Problem to solve:
Reproduce the material word for word; the images stay out.

Data provided:
— START —
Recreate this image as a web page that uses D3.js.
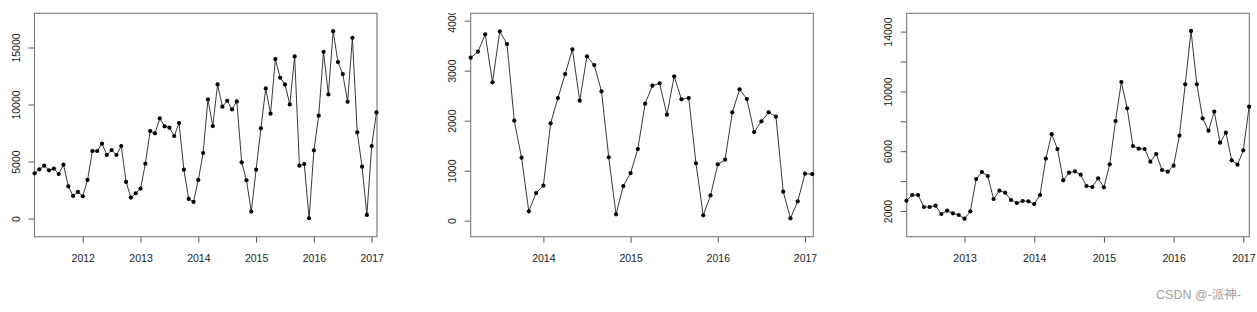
<!DOCTYPE html>
<html>
<head>
<meta charset="utf-8">
<script src="https://cdn.jsdelivr.net/npm/d3@7"></script>
<style>
  body { margin: 0; background: #fff; }
  svg { display: block; }
</style>
</head>
<body>
<div id="chart"></div>
<script>
// Monthly series
// panel 1: Mar 2011 .. Feb 2017
const series1 = [3970, 4320, 4640, 4230, 4380, 3910, 4730, 2830, 1985, 2335, 1956, 3386,
    5926, 5926, 6568, 5575, 6013, 5575, 6363, 3211, 1839, 2218, 2627, 4816,
    7677, 7473, 8786, 8086, 7969, 7239, 8378, 4291, 1722, 1460, 3386, 5750,
    10450, 8115, 11764, 9808, 10333, 9574, 10275, 4933, 3357, 613, 4291, 7910,
    11413, 9195, 13982, 12347, 11764, 10012, 14215, 4641, 4787, 29, 5984, 9020,
    14624, 10888, 16434, 13719, 12668, 10245, 15850, 7560, 4554, 321, 6363, 9312];
// panel 2: Mar 2013 .. Feb 2017
const series2 = [3260, 3380, 3727, 2767, 3787, 3533, 2000, 1260, 187, 553, 700, 1947,
    2453, 2933, 3427, 2400, 3287, 3113, 2587, 1267, 127, 693, 953, 1433,
    2340, 2700, 2747, 2120, 2887, 2427, 2453, 1147, 107, 507, 1127, 1220,
    2167, 2627, 2433, 1773, 1987, 2167, 2080, 580, 47, 387, 940, 933];
// panel 3: Mar 2012 .. Feb 2017
const series3 = [2691, 3070, 3070, 2268, 2268, 2357, 1799, 2022, 1844, 1732, 1487, 1978,
    4141, 4609, 4342, 2803, 3360, 3227, 2736, 2535, 2669, 2647, 2468, 3070,
    5510, 7140, 6148, 4052, 4565, 4654, 4431, 3673, 3606, 4185, 3583, 5122,
    8021, 10630, 8868, 6349, 6170, 6148, 5300, 5813, 4743, 4631, 5033, 7040,
    10474, 14042, 10474, 8199, 7374, 8645, 6572, 7240, 5390, 5100, 6059, 8980];

const starts = [[2011, 3], [2013, 3], [2012, 3]];

const xTicks1 = [2012, 2013, 2014, 2015, 2016, 2017];
const xTicks2 = [2014, 2015, 2016, 2017];
const xTicks3 = [2013, 2014, 2015, 2016, 2017];

const yTicks1 = [0, 5000, 10000, 15000];
const yTicks2 = [0, 1000, 2000, 3000, 4000];
const yTicks3 = [2000, 4000, 6000, 8000, 10000, 12000, 14000];
const yLabels3 = [2000, 6000, 10000, 14000];

const watermark = "CSDN @-派神-";

const W = 1257, H = 312;
const font = "'Liberation Sans', Arial, Helvetica, sans-serif";

const svg = d3.select("#chart").append("svg")
    .attr("width", W)
    .attr("height", H);

// clip for the y labels (the top one in panel 2 is cut off at the top)
svg.append("defs").append("clipPath")
    .attr("id", "labelclip")
    .append("rect")
    .attr("x", -2000).attr("y", 13).attr("width", 4000).attr("height", H);

function toSeries(values, start) {
    return values.map((v, i) => ({ t: start[0] + (start[1] - 1) / 12 + i / 12, v: v }));
}

function drawPanel(p) {
    const x = d3.scaleLinear().domain(p.xDomain).range([p.left, p.right]);
    const y = d3.scaleLinear().domain(p.yDomain).range([p.bottom, p.top]);
    const g = svg.append("g");

    // x axis ticks + labels
    const xa = g.append("g")
        .attr("transform", `translate(0,${p.bottom})`)
        .call(d3.axisBottom(x).tickValues(p.xTicks).tickFormat(d3.format("d"))
            .tickSize(6).tickSizeOuter(0).tickPadding(12));
    xa.select(".domain").remove();
    xa.selectAll("line").attr("stroke", "#555");
    xa.selectAll("text")
        .style("font-family", font)
        .style("font-size", "10.5px")
        .style("fill", "#222");

    // y axis, labels turned vertical like R
    const ya = g.append("g")
        .attr("transform", `translate(${p.left},0)`)
        .attr("clip-path", "url(#labelclip)")
        .call(d3.axisLeft(y).tickValues(p.yTicks)
            .tickFormat(d => p.yLabels.includes(d) ? d : "")
            .tickSize(6).tickSizeOuter(0));
    ya.select(".domain").remove();
    ya.selectAll("line").attr("stroke", "#555");
    ya.selectAll("text")
        .attr("transform", "rotate(-90)")
        .attr("x", 0)
        .attr("y", -18)
        .attr("dy", "0.35em")
        .attr("text-anchor", "middle")
        .style("font-family", font)
        .style("font-size", "10.5px")
        .style("fill", "#222");

    // box
    g.append("rect")
        .attr("x", p.left).attr("y", p.top)
        .attr("width", p.right - p.left).attr("height", p.bottom - p.top)
        .attr("fill", "none")
        .attr("stroke", "#777")
        .attr("stroke-width", 1.1);

    const line = d3.line().x(d => x(d.t)).y(d => y(d.v));
    g.append("path")
        .datum(p.data)
        .attr("fill", "none")
        .attr("stroke", "#222")
        .attr("stroke-width", 0.9)
        .attr("d", line);

    g.selectAll(".pt")
        .data(p.data)
        .enter().append("circle")
        .attr("class", "pt")
        .attr("cx", d => x(d.t))
        .attr("cy", d => y(d.v))
        .attr("r", 2.1)
        .attr("fill", "#000");
}

drawPanel({
    data: toSeries(series1, starts[0]),
    left: 34.5, right: 377, top: 13.3, bottom: 236.7,
    xDomain: [2011.165, 2017.092], yDomain: [-1590, 18000],
    xTicks: xTicks1, yTicks: yTicks1, yLabels: yTicks1
});
drawPanel({
    data: toSeries(series2, starts[1]),
    left: 470.7, right: 813.3, top: 13.3, bottom: 236.7,
    xDomain: [2013.167, 2017.095], yDomain: [-320, 4148],
    xTicks: xTicks2, yTicks: yTicks2, yLabels: yTicks2
});
drawPanel({
    data: toSeries(series3, starts[2]),
    left: 906.7, right: 1249.3, top: 13.3, bottom: 236.7,
    xDomain: [2012.17, 2017.086], yDomain: [281, 15224],
    xTicks: xTicks3, yTicks: yTicks3, yLabels: yLabels3
});

svg.append("text")
    .attr("x", 1241)
    .attr("y", 299)
    .attr("text-anchor", "end")
    .style("font-family", "'Liberation Sans', 'Noto Sans CJK SC', sans-serif")
    .style("font-size", "12.5px")
    .style("fill", "#a0a0a0")
    .text(watermark);
</script>
</body>
</html>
— END —
Written solution:
Recreate this image as a web page that uses D3.js.
<!DOCTYPE html>
<html>
<head>
<meta charset="utf-8">
<script src="https://cdn.jsdelivr.net/npm/d3@7"></script>
<style>
  body { margin: 0; background: #fff; }
  svg { display: block; }
</style>
</head>
<body>
<div id="chart"></div>
<script>
// Monthly series
// panel 1: Mar 2011 .. Feb 2017
const series1 = [3970, 4320, 4640, 4230, 4380, 3910, 4730, 2830, 1985, 2335, 1956, 3386,
    5926, 5926, 6568, 5575, 6013, 5575, 6363, 3211, 1839, 2218, 2627, 4816,
    7677, 7473, 8786, 8086, 7969, 7239, 8378, 4291, 1722, 1460, 3386, 5750,
    10450, 8115, 11764, 9808, 10333, 9574, 10275, 4933, 3357, 613, 4291, 7910,
    11413, 9195, 13982, 12347, 11764, 10012, 14215, 4641, 4787, 29, 5984, 9020,
    14624, 10888, 16434, 13719, 12668, 10245, 15850, 7560, 4554, 321, 6363, 9312];
// panel 2: Mar 2013 .. Feb 2017
const series2 = [3260, 3380, 3727, 2767, 3787, 3533, 2000, 1260, 187, 553, 700, 1947,
    2453, 2933, 3427, 2400, 3287, 3113, 2587, 1267, 127, 693, 953, 1433,
    2340, 2700, 2747, 2120, 2887, 2427, 2453, 1147, 107, 507, 1127, 1220,
    2167, 2627, 2433, 1773, 1987, 2167, 2080, 580, 47, 387, 940, 933];
// panel 3: Mar 2012 .. Feb 2017
const series3 = [2691, 3070, 3070, 2268, 2268, 2357, 1799, 2022, 1844, 1732, 1487, 1978,
    4141, 4609, 4342, 2803, 3360, 3227, 2736, 2535, 2669, 2647, 2468, 3070,
    5510, 7140, 6148, 4052, 4565, 4654, 4431, 3673, 3606, 4185, 3583, 5122,
    8021, 10630, 8868, 6349, 6170, 6148, 5300, 5813, 4743, 4631, 5033, 7040,
    10474, 14042, 10474, 8199, 7374, 8645, 6572, 7240, 5390, 5100, 6059, 8980];

const starts = [[2011, 3], [2013, 3], [2012, 3]];

const xTicks1 = [2012, 2013, 2014, 2015, 2016, 2017];
const xTicks2 = [2014, 2015, 2016, 2017];
const xTicks3 = [2013, 2014, 2015, 2016, 2017];

const yTicks1 = [0, 5000, 10000, 15000];
const yTicks2 = [0, 1000, 2000, 3000, 4000];
const yTicks3 = [2000, 4000, 6000, 8000, 10000, 12000, 14000];
const yLabels3 = [2000, 6000, 10000, 14000];

const watermark = "CSDN @-派神-";

const W = 1257, H = 312;
const font = "'Liberation Sans', Arial, Helvetica, sans-serif";

const svg = d3.select("#chart").append("svg")
    .attr("width", W)
    .attr("height", H);

// clip for the y labels (the top one in panel 2 is cut off at the top)
svg.append("defs").append("clipPath")
    .attr("id", "labelclip")
    .append("rect")
    .attr("x", -2000).attr("y", 13).attr("width", 4000).attr("height", H);

function toSeries(values, start) {
    return values.map((v, i) => ({ t: start[0] + (start[1] - 1) / 12 + i / 12, v: v }));
}

function drawPanel(p) {
    const x = d3.scaleLinear().domain(p.xDomain).range([p.left, p.right]);
    const y = d3.scaleLinear().domain(p.yDomain).range([p.bottom, p.top]);
    const g = svg.append("g");

    // x axis ticks + labels
    const xa = g.append("g")
        .attr("transform", `translate(0,${p.bottom})`)
        .call(d3.axisBottom(x).tickValues(p.xTicks).tickFormat(d3.format("d"))
            .tickSize(6).tickSizeOuter(0).tickPadding(12));
    xa.select(".domain").remove();
    xa.selectAll("line").attr("stroke", "#555");
    xa.selectAll("text")
        .style("font-family", font)
        .style("font-size", "10.5px")
        .style("fill", "#222");

    // y axis, labels turned vertical like R
    const ya = g.append("g")
        .attr("transform", `translate(${p.left},0)`)
        .attr("clip-path", "url(#labelclip)")
        .call(d3.axisLeft(y).tickValues(p.yTicks)
            .tickFormat(d => p.yLabels.includes(d) ? d : "")
            .tickSize(6).tickSizeOuter(0));
    ya.select(".domain").remove();
    ya.selectAll("line").attr("stroke", "#555");
    ya.selectAll("text")
        .attr("transform", "rotate(-90)")
        .attr("x", 0)
        .attr("y", -18)
        .attr("dy", "0.35em")
        .attr("text-anchor", "middle")
        .style("font-family", font)
        .style("font-size", "10.5px")
        .style("fill", "#222");

    // box
    g.append("rect")
        .attr("x", p.left).attr("y", p.top)
        .attr("width", p.right - p.left).attr("height", p.bottom - p.top)
        .attr("fill", "none")
        .attr("stroke", "#777")
        .attr("stroke-width", 1.1);

    const line = d3.line().x(d => x(d.t)).y(d => y(d.v));
    g.append("path")
        .datum(p.data)
        .attr("fill", "none")
        .attr("stroke", "#222")
        .attr("stroke-width", 0.9)
        .attr("d", line);

    g.selectAll(".pt")
        .data(p.data)
        .enter().append("circle")
        .attr("class", "pt")
        .attr("cx", d => x(d.t))
        .attr("cy", d => y(d.v))
        .attr("r", 2.1)
        .attr("fill", "#000");
}

drawPanel({
    data: toSeries(series1, starts[0]),
    left: 34.5, right: 377, top: 13.3, bottom: 236.7,
    xDomain: [2011.165, 2017.092], yDomain: [-1590, 18000],
    xTicks: xTicks1, yTicks: yTicks1, yLabels: yTicks1
});
drawPanel({
    data: toSeries(series2, starts[1]),
    left: 470.7, right: 813.3, top: 13.3, bottom: 236.7,
    xDomain: [2013.167, 2017.095], yDomain: [-320, 4148],
    xTicks: xTicks2, yTicks: yTicks2, yLabels: yTicks2
});
drawPanel({
    data: toSeries(series3, starts[2]),
    left: 906.7, right: 1249.3, top: 13.3, bottom: 236.7,
    xDomain: [2012.17, 2017.086], yDomain: [281, 15224],
    xTicks: xTicks3, yTicks: yTicks3, yLabels: yLabels3
});

svg.append("text")
    .attr("x", 1241)
    .attr("y", 299)
    .attr("text-anchor", "end")
    .style("font-family", "'Liberation Sans', 'Noto Sans CJK SC', sans-serif")
    .style("font-size", "12.5px")
    .style("fill", "#a0a0a0")
    .text(watermark);
</script>
</body>
</html>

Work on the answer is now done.